Danish politician (1842–1907)

Christopher Julius Emil Høegh-Guldberg (15 March 1842 – 6 December 1907) was a Danish politician and attorney general from Aarhus. He was the son of Julius Høegh-Guldberg and half-brother of Emmerik Høegh-Guldberg. Høegh-Guldberg served in numerous local organizations and pioneered work to organize farmers in Jutland. He served in the Danish Folketing for Højre from 1898 to 1901. He was made a Knight af Dannebrog in 1888 and was awarded the Order of the Dannebrog in 1897.

== Public service ==
Høegh-Guldberg eventually settled as the attorney general in Aarhus. Through his work in Aarhus he became known as an advocate for farmers and agriculture. In 1870 he was employed as the secretary in Aarhus Landboforening (English: Aarhus Farmers' Association) and in 1879 he also became a secretary in Fællesforeningen af jyske Landboforeninger (Union of Farmers' Associations in Jutland) which founding and development he was instrumental in. Høegh-Guldberg was also secretary in Det jyske Haveselskab, Det danske Fjerkræavlerselskab (founded in 1891) and Understøttelsesforeningen for trængende jyske Landmænd og deres Efterladte (from 1881). He helped establish and organize the Farmer's Associations in Aalborg in 1883 and in Randers in 1894. He supervised churches owned by the state and in Nørrejylland he evaluated small farms for fire insurance.

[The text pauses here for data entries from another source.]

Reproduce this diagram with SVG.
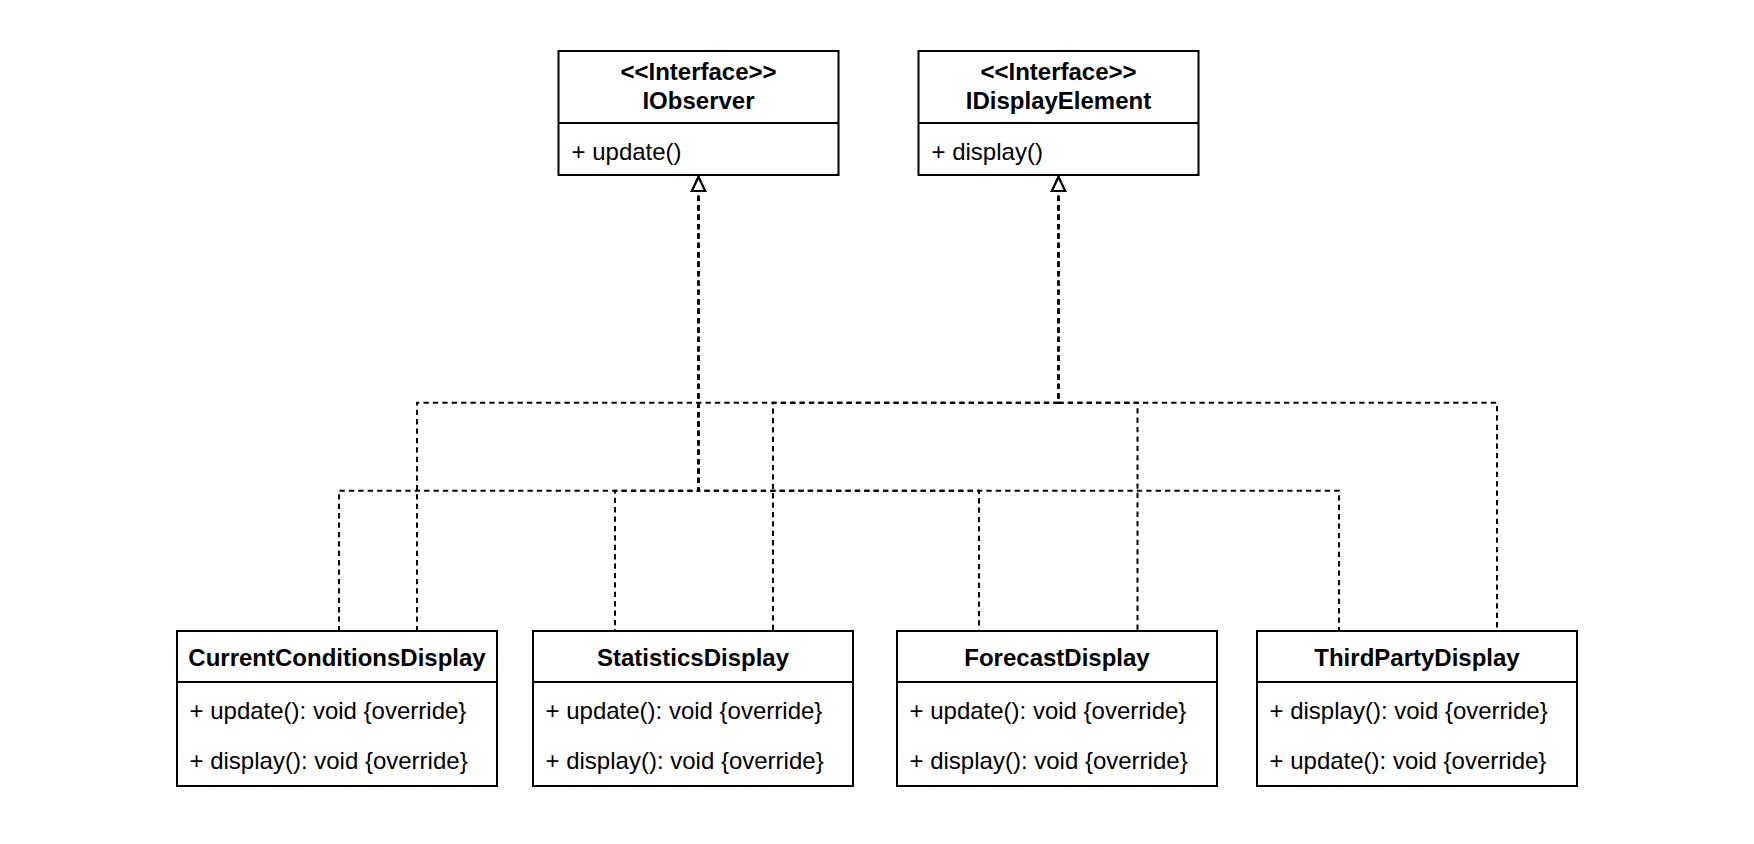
<svg xmlns="http://www.w3.org/2000/svg" width="1754" height="844" viewBox="0 0 1754 844">
<style>
.box{fill:#fff;stroke:#000;stroke-width:2}
.div{stroke:#000;stroke-width:2}
.t{font-family:"Liberation Sans",Arial,sans-serif;font-size:24px;fill:#000}
.b{font-weight:bold;text-anchor:middle}
.e{fill:none;stroke:#000;stroke-width:2;stroke-dasharray:5.3 4.1}
</style>
<defs>
<marker id="tri" markerUnits="userSpaceOnUse" markerWidth="20" markerHeight="20" viewBox="-2 -2 20 18" refX="14" refY="6.5" orient="auto-start-reverse">
<path d="M0,0 L14,6.5 L0,13 Z" fill="#fff" stroke="#000" stroke-width="2" stroke-dasharray="none"/>
</marker>
</defs>
<rect width="1754" height="844" fill="#fff"/>
<g id="connectors">
<path class="e" d="M698.5,177 V490.7 H339 V631" marker-start="url(#tri)"/>
<path class="e" d="M698.5,177 V490.7 H615 V631" marker-start="url(#tri)"/>
<path class="e" d="M698.5,177 V490.7 H979 V631" marker-start="url(#tri)"/>
<path class="e" d="M698.5,177 V490.7 H1339 V631" marker-start="url(#tri)"/>
<path class="e" d="M1058.5,177 V402.7 H417 V631" marker-start="url(#tri)"/>
<path class="e" d="M1058.5,177 V402.7 H773 V631" marker-start="url(#tri)"/>
<path class="e" d="M1058.5,177 V402.7 H1137.5 V631" marker-start="url(#tri)"/>
<path class="e" d="M1058.5,177 V402.7 H1497 V631" marker-start="url(#tri)"/>
</g>
<g id="IObserver">
<rect class="box" x="558.5" y="51" width="280" height="124"/>
<line class="div" x1="558.5" y1="123" x2="838.5" y2="123"/>
<text class="t b" x="698.5" y="80">&lt;&lt;Interface&gt;&gt;</text>
<text class="t b" x="698.5" y="109">IObserver</text>
<text class="t" x="571.5" y="159.5">+ update()</text>
</g>
<g id="IDisplayElement">
<rect class="box" x="918.5" y="51" width="280" height="124"/>
<line class="div" x1="918.5" y1="123" x2="1198.5" y2="123"/>
<text class="t b" x="1058.5" y="80">&lt;&lt;Interface&gt;&gt;</text>
<text class="t b" x="1058.5" y="109">IDisplayElement</text>
<text class="t" x="931.5" y="159.5">+ display()</text>
</g>
<g id="CurrentConditionsDisplay">
<rect class="box" x="177" y="631" width="320" height="155"/>
<line class="div" x1="177" y1="682" x2="497" y2="682"/>
<text class="t b" x="337" y="665.5">CurrentConditionsDisplay</text>
<text class="t" x="189.5" y="719">+ update(): void {override}</text>
<text class="t" x="189.5" y="769">+ display(): void {override}</text>
</g>
<g id="StatisticsDisplay">
<rect class="box" x="533" y="631" width="320" height="155"/>
<line class="div" x1="533" y1="682" x2="853" y2="682"/>
<text class="t b" x="693" y="665.5">StatisticsDisplay</text>
<text class="t" x="545.5" y="719">+ update(): void {override}</text>
<text class="t" x="545.5" y="769">+ display(): void {override}</text>
</g>
<g id="ForecastDisplay">
<rect class="box" x="897" y="631" width="320" height="155"/>
<line class="div" x1="897" y1="682" x2="1217" y2="682"/>
<text class="t b" x="1057" y="665.5">ForecastDisplay</text>
<text class="t" x="909.5" y="719">+ update(): void {override}</text>
<text class="t" x="909.5" y="769">+ display(): void {override}</text>
</g>
<g id="ThirdPartyDisplay">
<rect class="box" x="1257" y="631" width="320" height="155"/>
<line class="div" x1="1257" y1="682" x2="1577" y2="682"/>
<text class="t b" x="1417" y="665.5">ThirdPartyDisplay</text>
<text class="t" x="1269.5" y="719">+ display(): void {override}</text>
<text class="t" x="1269.5" y="769">+ update(): void {override}</text>
</g>
</svg>
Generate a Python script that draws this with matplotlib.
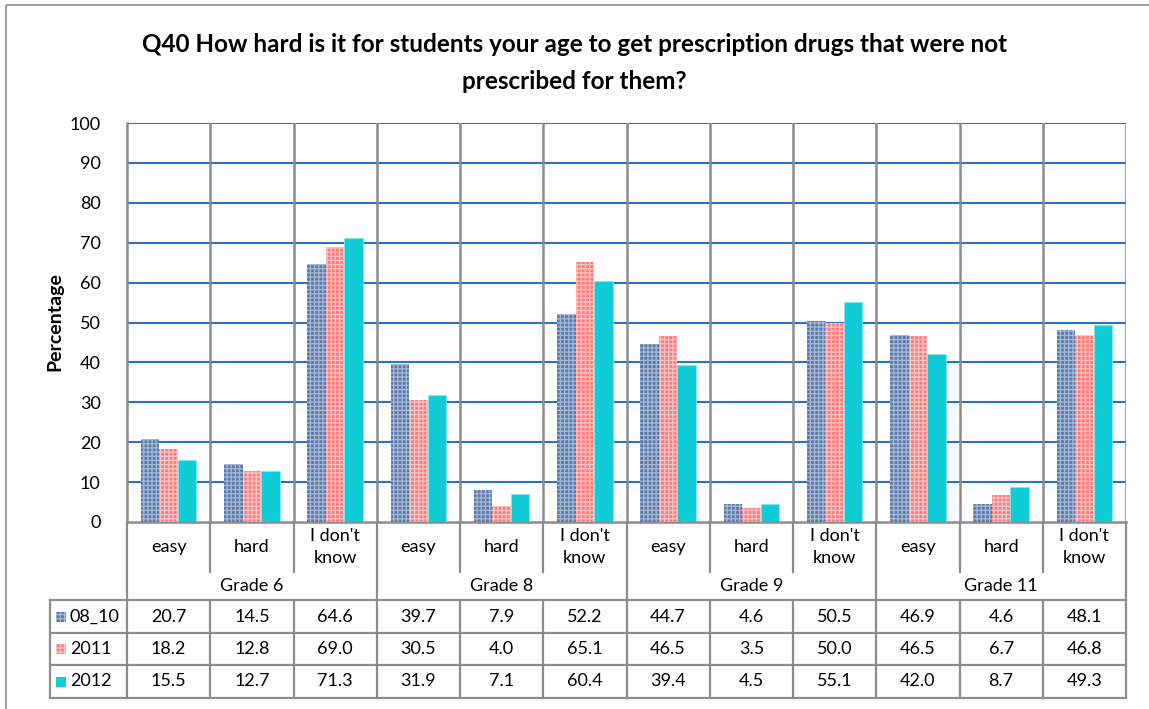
#!/usr/bin/env python
"""Q40 chart: grouped bars with an Excel-style data table underneath."""
import matplotlib
matplotlib.use("Agg")
import matplotlib.pyplot as plt
from matplotlib.lines import Line2D
from matplotlib.patches import Rectangle

# ---- data ----
title = ("Q40 How hard is it for students your age to get prescription drugs that were not\n"
         "prescribed for them?")
grades = ["Grade 6", "Grade 8", "Grade 9", "Grade 11"]
answers = ["easy", "hard", "I don't\nknow"]
series_names = ["08_10", "2011", "2012"]
vals_08_10 = [20.7, 14.5, 64.6, 39.7, 7.9, 52.2, 44.7, 4.6, 50.5, 46.9, 4.6, 48.1]
vals_2011 = [18.2, 12.8, 69.0, 30.5, 4.0, 65.1, 46.5, 3.5, 50.0, 46.5, 6.7, 46.8]
vals_2012 = [15.5, 12.7, 71.3, 31.9, 7.1, 60.4, 39.4, 4.5, 55.1, 42.0, 8.7, 49.3]
y_ticks = [0, 10, 20, 30, 40, 50, 60, 70, 80, 90, 100]

# ---- styling ----
plt.rcParams['font.family'] = ['Lato', 'DejaVu Sans']
plt.rcParams['hatch.linewidth'] = 0.9
face = ["#5B7BAC", "#FF7B7B", "#10CCD6"]
hatch_col = ["#A7B8D4", "#FFC4C4", None]
grid_blue = "#2A72C6"
grey = "#8C8C8C"
fs = 13  # table / tick text size

W, H = 1149, 709
# layout in pixels
L, R, T, B = 127, 1126, 123, 522
tab_left = 50
cat_row_bot = 572
row_lines = [600, 633, 665, 698]

fig = plt.figure(figsize=(W / 100, H / 100), dpi=100)
ax = fig.add_axes([L / W, 1 - B / H, (R - L) / W, (B - T) / H])

series = [vals_08_10, vals_2011, vals_2012]
ncat = len(vals_08_10)
bw = 0.222
for k, vals in enumerate(series):
    xs = [i + 0.5 + (k - 1) * bw for i in range(ncat)]
    if hatch_col[k]:
        ax.bar(xs, vals, width=bw, color=face[k], edgecolor=hatch_col[k],
               hatch="++++", linewidth=0, zorder=3)
    else:
        ax.bar(xs, vals, width=bw, color=face[k], edgecolor="#7FE6EC",
               linewidth=0.6, zorder=3)

ax.set_xlim(0, ncat)
ax.set_ylim(0, 100)
ax.set_yticks(y_ticks)
ax.set_yticklabels([str(t) for t in y_ticks], fontsize=fs)
ax.set_xticks([])
for t in y_ticks[1:]:
    ax.axhline(t, color=grid_blue, lw=1.5, zorder=1)
for i in range(1, ncat + 1):
    ax.axvline(i, color=grey, lw=1.8, zorder=1)
for s in ["top", "right"]:
    ax.spines[s].set_visible(False)
ax.spines["left"].set_color(grey)
ax.spines["left"].set_linewidth(1.8)
ax.spines["bottom"].set_color(grey)
ax.spines["bottom"].set_linewidth(1.8)
ax.tick_params(axis="y", length=0, pad=19)

fig.text(55 / W, 1 - 322 / H, "Percentage", rotation=90, ha="center", va="center",
         fontsize=14, fontweight="bold")
fig.text(0.5, 1 - 63 / H, title, ha="center", va="center", fontsize=17.5,
         fontweight="bold", linespacing=1.7)

# ---- overlay for table ----
ov = fig.add_axes([0, 0, 1, 1], zorder=5)
ov.set_xlim(0, W)
ov.set_ylim(H, 0)
ov.axis("off")

def line(x0, y0, x1, y1):
    ov.add_line(Line2D([x0, x1], [y0, y1], color=grey, lw=1.6))

cw = (R - L) / ncat
# vertical lines
line(L, B, L, row_lines[-1])
for i in range(1, ncat + 1):
    x = L + i * cw
    if i % 3 == 0:
        line(x, B, x, row_lines[-1])
    else:
        line(x, B, x, cat_row_bot)
        line(x, row_lines[0], x, row_lines[-1])
line(tab_left, row_lines[0], tab_left, row_lines[-1])
for y in row_lines:
    line(tab_left, y, R, y)

# category + group labels
for i in range(ncat):
    ov.text(L + (i + 0.5) * cw, 547, answers[i % 3], ha="center", va="center",
            fontsize=fs, linespacing=1.4)
for g, name in enumerate(grades):
    ov.text(L + (g * 3 + 1.5) * cw, 586, name, ha="center", va="center", fontsize=fs)

# data rows
for k, vals in enumerate(series):
    yc = (row_lines[k] + row_lines[k + 1]) / 2
    ov.add_patch(Rectangle((56, yc - 5), 10, 10, facecolor=face[k],
                           edgecolor=hatch_col[k] or face[k],
                           hatch="++++" if hatch_col[k] else None, lw=0))
    ov.text(70, yc, series_names[k], ha="left", va="center", fontsize=fs)
    for i, v in enumerate(vals):
        ov.text(L + (i + 0.5) * cw, yc, f"{v:.1f}", ha="center", va="center",
                fontsize=fs)

# chart border
ov.add_patch(Rectangle((6, 5), W, H, fill=False, edgecolor=grey, lw=1.2))

fig.savefig("out.png", dpi=100)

He helped formulate and establish the regulations and rules for many of the organizations he was a member of and due to his administrative abilities he became one of the leading figures in the economic and political changes in Denmark through the 19th century. In 1898 Høegh-Guldberg was elected to the Danish parliament, Folketinget, where he served for Højre until 1901. In 1888 he was made Knight af Dannebrog and in 1897 he was awarded the Order of the Dannebrog.

In the last years of his life he helped organize the Danish National Exhibition of 1909.

== Personal life ==
Høegh-Guldberg graduated in 1860 from Aarhus Cathedral School and in 1867 he passed the bar. Høegh-Guldberg married Johanne Christiane Buurmeister (1846–1930) on 14 September 1870. She was the daughter of Frederik Vilhelm Buurmeister (ca. 1797–1851) and Anna Mørch Hahn (1817–1896). He died 1907 in Aarhus and was buried on Nordre Cemetery. The relief on his gravestone was created by Rasmus Andersen.